Skip to contents

This function implements the Residual (Sur)Realism algorithm as described by Leonard A. Stefanski (2007). It finds a matrix X and vector y such that the fitted values and residuals of lm(y ~ X) are similar to the inputs y_hat and R_0.

Usage

surreal(
  data,
  y_hat = data[, 1],
  R_0 = data[, 2],
  R_squared = 0.3,
  p = 5,
  n_add_points = 40,
  max_iter = 100,
  tolerance = 0.01,
  verbose = FALSE
)

Arguments

data

A data frame or matrix with two columns representing the y_hat and R_0 values.

y_hat

Numeric vector of desired fitted values (only used if data is not provided).

R_0

Numeric vector of desired residuals (only used if data is not provided).

R_squared

Numeric. Desired R-squared value. Default is 0.3.

p

Integer. Desired number of columns for matrix X. Default is 5.

n_add_points

Integer. Number of points to add in border transformation. Default is 40.

max_iter

Integer. Maximum number of iterations for convergence. Default is 100.

tolerance

Numeric. Criteria for detecting convergence and stopping optimization early. Default is 0.01.

verbose

Logical. If TRUE, prints progress information. Default is FALSE.

Value

A data frame containing the generated X matrix and y vector.

Details

To disable the border augmentation, set n_add_points = 0.

References

Stefanski, L. A. (2007). Residual (Sur)Realism. The American Statistician, 61(2), 163-177.

Examples

# Generate a 2D data set
data <- cbind(y_hat = rnorm(100), R_0 = rnorm(100))

# Display original data
plot(data, pch = 16, main = "Original data")

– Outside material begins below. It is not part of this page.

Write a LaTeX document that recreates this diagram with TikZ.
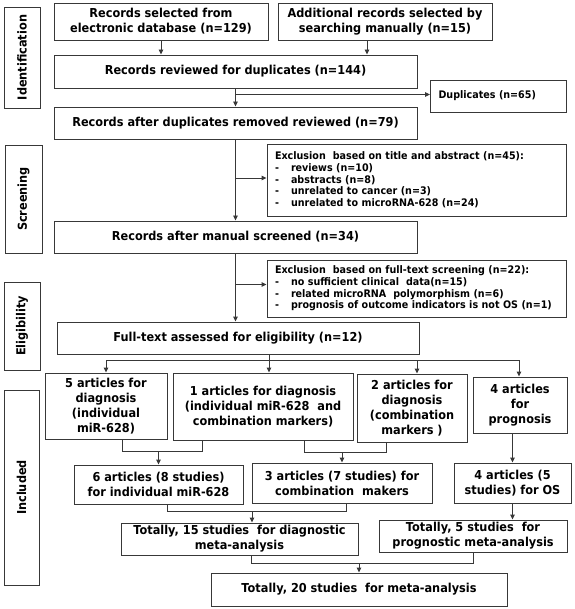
\documentclass[tikz,border=0pt]{standalone}
\usepackage{fontspec}
\setmainfont{DejaVu Sans}[FakeStretch=0.92]
\usetikzlibrary{arrows.meta}
\newcommand\mainf{\fontsize{12.3}{15}\selectfont\bfseries}
\newcommand\smallf{\fontsize{10.4}{11.7}\selectfont\bfseries}
\newcommand\itm{\makebox[16pt][l]{-}}
\newcommand\mybox[7][]{\node[box,#1,minimum width={(#5-#3)*1pt},minimum height={(#6-#4)*1pt}] (#2) at ({(#3+#5)/2},{(#4+#6)/2}) {#7};}
\newcommand\sidebox[6]{\node[box,rotate=90,minimum width={(#5-#3)*1pt},minimum height={(#4-#2)*1pt}] (#1) at ({(#2+#4)/2},{(#3+#5)/2}) {#6};}
\begin{document}
\begin{tikzpicture}[x=1pt,y=-1pt,
  box/.style={draw=black!78,line width=0.9pt,inner sep=1pt,align=center,font=\mainf},
  exbox/.style={box,font=\smallf,align=left,inner xsep=8pt},
  line/.style={draw=black!78,line width=0.9pt},
  arr/.style={line,-{Triangle[length=5pt,width=4.5pt]}}]
\useasboundingbox (0,0) rectangle (574,609);
% side labels
\sidebox{id}{4}{7}{40}{108}{Identification}
\sidebox{sc}{5}{145}{42}{253}{Screening}
\sidebox{el}{4}{282}{40}{370}{Eligibility}
\sidebox{inc}{4}{390}{39}{585}{Included}
% boxes
\mybox{A}{54}{3}{268}{40}{Records selected from\\electronic database (n=129)}
\mybox{B}{278}{3}{492}{40}{Additional records selected by\\searching manually (n=15)}
\mybox{C}{54}{55}{417}{88}{Records reviewed for duplicates (n=144)}
\mybox[exbox,text width=120pt]{dup}{431}{80}{566}{112}{\raisebox{3pt}{Duplicates (n=65)}}
\mybox{D}{54}{107}{417}{139}{Records after duplicates removed reviewed (n=79)}
\mybox[exbox,text width=283pt]{exa}{267}{144}{566}{216}{Exclusion\ \ based on title and abstract (n=45):\\
\itm reviews (n=10)\\ \itm abstracts (n=8)\\ \itm unrelated to cancer (n=3)\\ \itm unrelated to microRNA-628 (n=24)}
\mybox{E}{54}{221}{417}{253}{Records after manual screened (n=34)}
\mybox[exbox,text width=283pt]{exb}{267}{260}{566}{317}{Exclusion\ \ based on full-text screening (n=22):\\
\itm no sufficient clinical\ \ data(n=15)\\ \itm related microRNA\ \ polymorphism (n=6)\\ \itm prognosis of outcome indicators is not OS (n=1)}
\mybox{F}{57}{322}{419}{354}{Full-text assessed for eligibility (n=12)}
\mybox{G1}{45}{373}{167}{439}{5 articles for\\diagnosis\\(individual\\miR-628)}
\mybox{G2}{173}{373}{353}{440}{1 articles for diagnosis\\(individual miR-628\ \ and\\combination markers)}
\mybox{G3}{357}{374}{467}{442}{2 articles for\\diagnosis\\(combination\\markers )}
\mybox{G4}{473}{377}{567}{433}{4 articles\\for\\prognosis}
\mybox{H1}{74}{465}{243}{504}{6 articles (8 studies)\\for individual miR-628}
\mybox{H2}{252}{463}{432}{503}{3 articles (7 studies) for\\combination\ \ makers}
\mybox{H3}{454}{463}{571}{503}{4 articles (5\\studies) for OS}
\mybox{I1}{121}{523}{358}{555}{Totally, 15 studies\ \ for diagnostic\\meta-analysis}
\mybox{I2}{379}{520}{567}{552}{Totally, 5 studies\ \ for\\prognostic meta-analysis}
\mybox{J}{211}{573}{507}{606}{Totally, 20 studies\ \ for meta-analysis}
% helper coordinates
\coordinate (xB) at (367,0);
\coordinate (bus1) at (106,360);
\coordinate (bus2) at (269,360);
\coordinate (bus3) at (417,360);
\coordinate (bus4) at (519,360);
\coordinate (k1) at (122,451);
\coordinate (k2) at (202,451);
\coordinate (k3) at (304,452);
\coordinate (k4) at (386,452);
\coordinate (m1) at (167,511);
\coordinate (m2) at (346,511);
\coordinate (m3) at (252,511);
\coordinate (n1) at (251,563);
\coordinate (n2) at (473,563);
% connectors
\draw[arr] (A.south) -- (A.south |- C.north);
\draw[arr] (B.south -| xB) -- (C.north -| xB);
\draw[arr] (C.south) -- (D.north);
\draw[arr] ([yshift=1.5pt]dup.west -| C.south) -- ([yshift=1.5pt]dup.west);
\draw[arr] (D.south) -- (D.south |- E.north);
\draw[arr] ([yshift=2pt]exa.west -| D.south) -- ([yshift=2pt]exa.west);
\draw[arr] (E.south) -- (E.south |- F.north);
\draw[arr] ([yshift=4pt]exb.west -| E.south) -- ([yshift=4pt]exb.west);
\draw[arr] (F.south -| bus2) -- (G2.north -| bus2);
\draw[line] (bus1) -- (bus4);
\draw[arr] (bus1) -- (G1.north -| bus1);
\draw[arr] (bus3) -- (G3.north -| bus3);
\draw[arr] (bus4) -- (G4.north -| bus4);
\draw[line] (G1.south -| k1) -- (k1) -- (k2) -- (G2.south -| k2);
\draw[arr] (H1.north |- k1) -- (H1.north);
\draw[line] (G2.south -| k3) -- (k3) -- (k4) -- (G3.south -| k4);
\draw[arr] (H2.north |- k3) -- (H2.north);
\draw[arr] (H3.north |- G4.south) -- (H3.north);
\draw[line] (H1.south -| m1) -- (m1) -- (m2) -- (H2.south -| m2);
\draw[arr] (m3) -- (I1.north -| m3);
\draw[arr] (H3.south) -- (H3.south |- I2.north);
\draw[line] (I1.south -| n1) -- (n1) -- (n2) -- (I2.south -| n2);
\draw[arr] (J.north |- n1) -- (J.north);
\end{tikzpicture}
\end{document}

# Apply the surreal method
result <- surreal(data)

# View the expanded data after transformation
pairs(y ~ ., data = result, main = "Data after transformation")


# Fit a linear model to the transformed data
model <- lm(y ~ ., data = result)

# Plot the residuals
plot(model$fitted, model$resid, type = "n", main = "Residual plot from transformed data")
points(model$fitted, model$resid, pch = 16)